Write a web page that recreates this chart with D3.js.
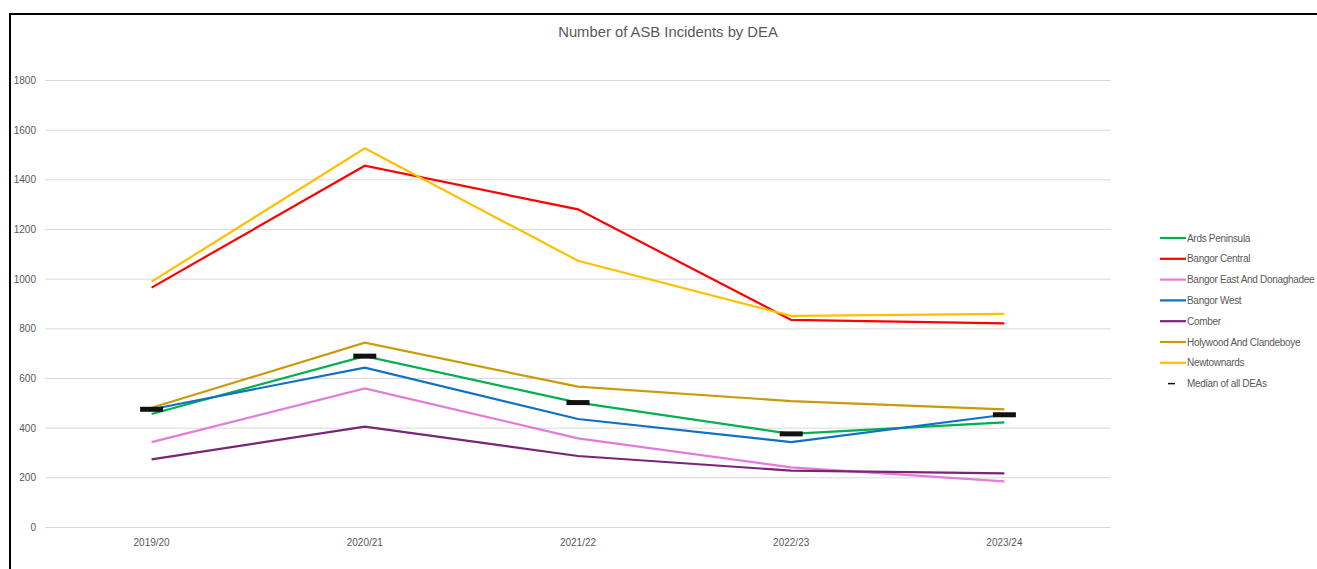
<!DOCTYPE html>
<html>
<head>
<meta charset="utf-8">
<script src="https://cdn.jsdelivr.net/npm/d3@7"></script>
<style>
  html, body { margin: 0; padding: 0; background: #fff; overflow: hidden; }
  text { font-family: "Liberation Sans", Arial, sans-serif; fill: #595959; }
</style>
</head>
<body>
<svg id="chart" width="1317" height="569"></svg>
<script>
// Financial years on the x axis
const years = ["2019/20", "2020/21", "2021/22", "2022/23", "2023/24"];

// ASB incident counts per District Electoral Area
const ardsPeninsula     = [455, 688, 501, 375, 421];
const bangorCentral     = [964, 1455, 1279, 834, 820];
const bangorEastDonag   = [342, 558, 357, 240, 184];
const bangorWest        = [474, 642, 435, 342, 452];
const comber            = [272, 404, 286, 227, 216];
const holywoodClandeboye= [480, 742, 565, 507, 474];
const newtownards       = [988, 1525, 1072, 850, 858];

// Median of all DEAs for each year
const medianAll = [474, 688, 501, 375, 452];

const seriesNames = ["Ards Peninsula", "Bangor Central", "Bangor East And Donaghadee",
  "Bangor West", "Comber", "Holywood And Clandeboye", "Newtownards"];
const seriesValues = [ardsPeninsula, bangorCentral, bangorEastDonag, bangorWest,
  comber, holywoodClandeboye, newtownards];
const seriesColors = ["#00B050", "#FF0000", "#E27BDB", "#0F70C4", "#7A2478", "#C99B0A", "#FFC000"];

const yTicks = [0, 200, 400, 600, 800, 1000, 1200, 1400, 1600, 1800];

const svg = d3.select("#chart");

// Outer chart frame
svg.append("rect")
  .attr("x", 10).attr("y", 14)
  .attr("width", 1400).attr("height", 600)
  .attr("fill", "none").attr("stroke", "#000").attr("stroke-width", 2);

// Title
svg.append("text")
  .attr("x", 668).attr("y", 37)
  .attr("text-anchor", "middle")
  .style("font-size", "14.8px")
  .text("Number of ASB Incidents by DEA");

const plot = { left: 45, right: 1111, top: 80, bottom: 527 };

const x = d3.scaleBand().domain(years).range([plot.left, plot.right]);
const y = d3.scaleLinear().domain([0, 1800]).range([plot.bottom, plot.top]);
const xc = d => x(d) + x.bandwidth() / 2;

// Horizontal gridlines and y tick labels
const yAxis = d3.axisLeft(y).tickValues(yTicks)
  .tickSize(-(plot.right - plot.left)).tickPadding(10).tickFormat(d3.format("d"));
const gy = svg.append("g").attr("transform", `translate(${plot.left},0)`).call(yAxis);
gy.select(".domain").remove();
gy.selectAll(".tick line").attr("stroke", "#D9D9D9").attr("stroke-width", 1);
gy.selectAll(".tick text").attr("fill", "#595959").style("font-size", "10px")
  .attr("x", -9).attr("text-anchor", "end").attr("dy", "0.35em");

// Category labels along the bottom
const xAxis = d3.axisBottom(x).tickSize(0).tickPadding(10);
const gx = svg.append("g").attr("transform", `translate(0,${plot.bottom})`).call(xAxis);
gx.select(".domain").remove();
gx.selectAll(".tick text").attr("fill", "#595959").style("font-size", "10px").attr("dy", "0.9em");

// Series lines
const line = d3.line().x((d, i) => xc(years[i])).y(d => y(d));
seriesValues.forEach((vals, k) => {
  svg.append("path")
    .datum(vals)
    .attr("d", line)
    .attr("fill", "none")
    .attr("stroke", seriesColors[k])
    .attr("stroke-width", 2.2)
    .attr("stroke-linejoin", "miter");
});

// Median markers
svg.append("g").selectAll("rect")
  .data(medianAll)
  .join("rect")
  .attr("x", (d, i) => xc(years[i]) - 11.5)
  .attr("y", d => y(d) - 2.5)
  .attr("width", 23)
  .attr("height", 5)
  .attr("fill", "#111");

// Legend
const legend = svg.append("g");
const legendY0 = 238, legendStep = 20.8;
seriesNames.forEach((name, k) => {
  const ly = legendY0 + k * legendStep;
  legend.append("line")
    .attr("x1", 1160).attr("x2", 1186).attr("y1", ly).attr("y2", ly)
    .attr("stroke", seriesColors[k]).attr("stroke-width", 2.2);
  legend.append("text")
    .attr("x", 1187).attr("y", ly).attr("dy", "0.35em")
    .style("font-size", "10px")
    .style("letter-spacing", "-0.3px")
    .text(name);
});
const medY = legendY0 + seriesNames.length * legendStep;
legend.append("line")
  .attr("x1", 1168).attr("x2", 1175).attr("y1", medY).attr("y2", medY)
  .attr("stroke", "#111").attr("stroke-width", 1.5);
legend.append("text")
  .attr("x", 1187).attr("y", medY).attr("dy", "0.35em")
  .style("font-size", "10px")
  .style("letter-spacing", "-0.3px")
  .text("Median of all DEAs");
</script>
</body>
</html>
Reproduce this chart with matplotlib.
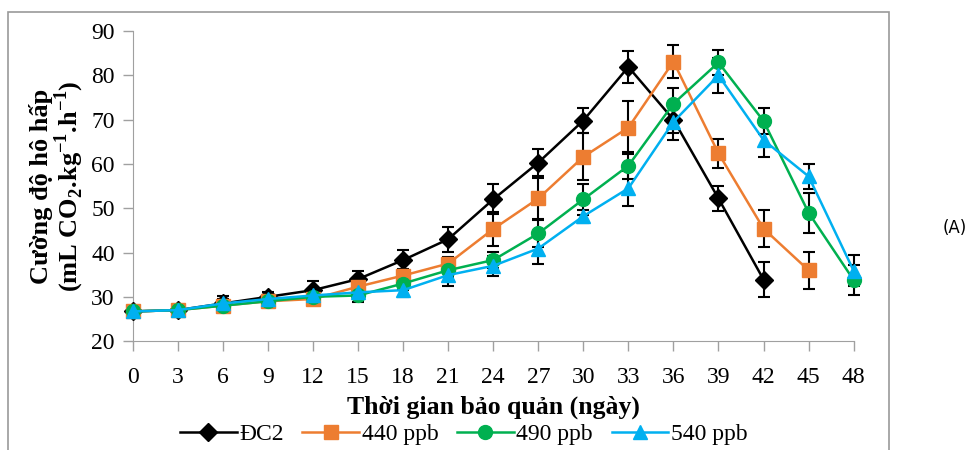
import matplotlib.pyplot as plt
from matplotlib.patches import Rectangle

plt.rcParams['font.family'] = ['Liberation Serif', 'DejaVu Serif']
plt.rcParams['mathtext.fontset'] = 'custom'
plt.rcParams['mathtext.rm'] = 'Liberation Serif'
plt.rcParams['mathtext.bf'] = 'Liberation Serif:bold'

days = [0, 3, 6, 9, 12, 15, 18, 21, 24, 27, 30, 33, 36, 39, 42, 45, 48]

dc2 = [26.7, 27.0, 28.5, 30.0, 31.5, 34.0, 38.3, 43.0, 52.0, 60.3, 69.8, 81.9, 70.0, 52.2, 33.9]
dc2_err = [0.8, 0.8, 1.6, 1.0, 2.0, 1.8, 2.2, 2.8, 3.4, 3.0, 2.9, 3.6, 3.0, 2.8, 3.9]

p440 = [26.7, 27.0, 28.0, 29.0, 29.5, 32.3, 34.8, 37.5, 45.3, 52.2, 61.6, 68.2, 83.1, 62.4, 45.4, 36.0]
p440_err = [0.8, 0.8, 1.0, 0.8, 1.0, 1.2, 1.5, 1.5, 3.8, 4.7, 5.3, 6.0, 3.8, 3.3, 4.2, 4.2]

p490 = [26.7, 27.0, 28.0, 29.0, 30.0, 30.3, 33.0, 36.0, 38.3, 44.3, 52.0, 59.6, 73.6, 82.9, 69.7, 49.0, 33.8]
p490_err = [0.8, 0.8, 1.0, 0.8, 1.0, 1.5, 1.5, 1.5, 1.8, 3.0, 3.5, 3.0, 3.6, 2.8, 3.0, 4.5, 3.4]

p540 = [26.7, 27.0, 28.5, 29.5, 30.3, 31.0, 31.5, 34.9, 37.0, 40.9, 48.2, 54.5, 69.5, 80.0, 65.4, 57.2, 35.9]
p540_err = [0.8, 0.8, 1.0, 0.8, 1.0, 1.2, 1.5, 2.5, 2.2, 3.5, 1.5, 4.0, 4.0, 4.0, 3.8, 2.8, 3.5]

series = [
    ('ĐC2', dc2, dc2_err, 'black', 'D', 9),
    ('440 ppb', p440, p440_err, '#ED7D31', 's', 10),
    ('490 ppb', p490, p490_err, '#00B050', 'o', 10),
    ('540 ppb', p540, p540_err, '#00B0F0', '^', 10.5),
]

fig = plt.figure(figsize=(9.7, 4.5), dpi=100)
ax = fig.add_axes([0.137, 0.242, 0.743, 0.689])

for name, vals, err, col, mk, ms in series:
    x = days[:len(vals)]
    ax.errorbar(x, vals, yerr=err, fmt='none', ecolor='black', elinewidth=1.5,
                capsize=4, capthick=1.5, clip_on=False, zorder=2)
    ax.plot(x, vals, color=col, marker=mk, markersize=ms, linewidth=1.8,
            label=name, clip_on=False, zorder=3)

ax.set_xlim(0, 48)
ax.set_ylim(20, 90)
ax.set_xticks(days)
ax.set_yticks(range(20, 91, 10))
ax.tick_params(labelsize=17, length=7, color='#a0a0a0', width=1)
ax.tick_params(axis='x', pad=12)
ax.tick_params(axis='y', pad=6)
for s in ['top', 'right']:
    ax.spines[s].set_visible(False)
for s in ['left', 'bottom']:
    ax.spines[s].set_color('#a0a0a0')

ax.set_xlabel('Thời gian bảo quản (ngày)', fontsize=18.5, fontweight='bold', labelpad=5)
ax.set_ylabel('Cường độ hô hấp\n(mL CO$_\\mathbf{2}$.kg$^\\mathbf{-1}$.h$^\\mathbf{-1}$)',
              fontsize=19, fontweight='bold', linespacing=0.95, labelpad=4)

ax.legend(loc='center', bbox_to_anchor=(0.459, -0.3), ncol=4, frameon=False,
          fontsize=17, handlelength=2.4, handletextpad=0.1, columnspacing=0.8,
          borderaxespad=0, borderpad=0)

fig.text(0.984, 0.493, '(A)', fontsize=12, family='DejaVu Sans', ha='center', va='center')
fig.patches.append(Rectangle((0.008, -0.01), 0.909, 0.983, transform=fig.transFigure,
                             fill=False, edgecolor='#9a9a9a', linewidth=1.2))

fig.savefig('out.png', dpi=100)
--------------------------------------------------
-- PROBLEM DETAILS --
Look for the word "this" in every line of the listing and copy the lines that have it.

-- FULL SOLUTION --
Write a web page that recreates this chart with D3.js.
Reproduce this chart with matplotlib.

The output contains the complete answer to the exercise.